The reason I’m paraphrasing with quotes and providing links to cited works is to make something clear. More than two decades ago it was known that: “Noradrenergic, dopaminergic, serotoninergic, and opiotergic pathways; inhibitory neurotransmitters (e.g., gamma aminobutyric acid) and excitatory amino acids (e.g., glutamic and aspartic acids); and other brain peptides including pineal secretions (melatonin) and corticotrophin releasing hormone affect the LHRH [GnRH] pulse generator (Grumbach & Styne, 1992 cited in Kohl, 2006).” When I mentioned that fact recently, a discussant referred to it as “neurochemical gibberish.” However, the demonstration by Herde et al (2013) of the dynamic control of GnRH secretion into the pituitary portal system to regulate fertility (i.e., nutrient-dependent pheromone-controlled reproduction) extends the dynamic control of GnRH secretion from Nobel Laureate Linda Buck’s ‘Feedback loops [that] link odor and pheromone signaling with reproduction’ to Nobel Laureate Sir Paul Nurse’s Life, logic and information. The pulsatile secretion of GnRH extends virtually everything currently known about behavioral genetics to my model of the conserved molecular mechanisms in species from microbes to man in which “Olfaction and odor receptors provide a clear evolutionary trail that can be followed from unicellular organisms to insects to humans.“
Here’s what’s currently known.
1) In insects, food odors and pheromones epigenetically effect genetically predisposed hormone-organized and hormone-activated behaviors.
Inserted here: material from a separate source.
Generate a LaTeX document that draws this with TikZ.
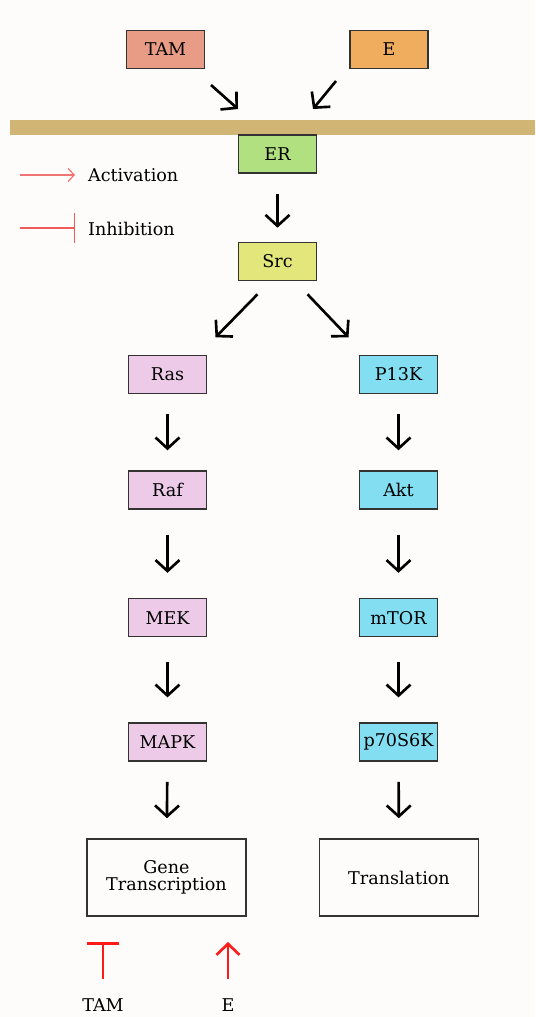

2) In mammals, food odors and pheromones epigenetically effect genetically predisposed hormone-organized and hormone activated behaviors
(see for review Human pheromones and food odors: epigenetic influences on the socioaffective nature of evolved behaviors).
There are conserved molecular mechanisms across species of insects and mammals that clearly link olfactory/pheromonal input to the development of species specific behaviors that are required for species survival: nutrient aquisition and reproduction. Thus, we can now reach the same conclusion reached by Lewis Thomas more than 30 years ago: “I should think we might fairly guage the future of biological science, centuries ahead by estimating the time it will take to reach a complete comprehensive understanding of odor. It may not seem a profound enough problem to dominate all the life sciences, but it contains, piece by piece, all the mysteries.“– as cited in The Scent of Eros: Mysteries of Odor in Human Sexuality.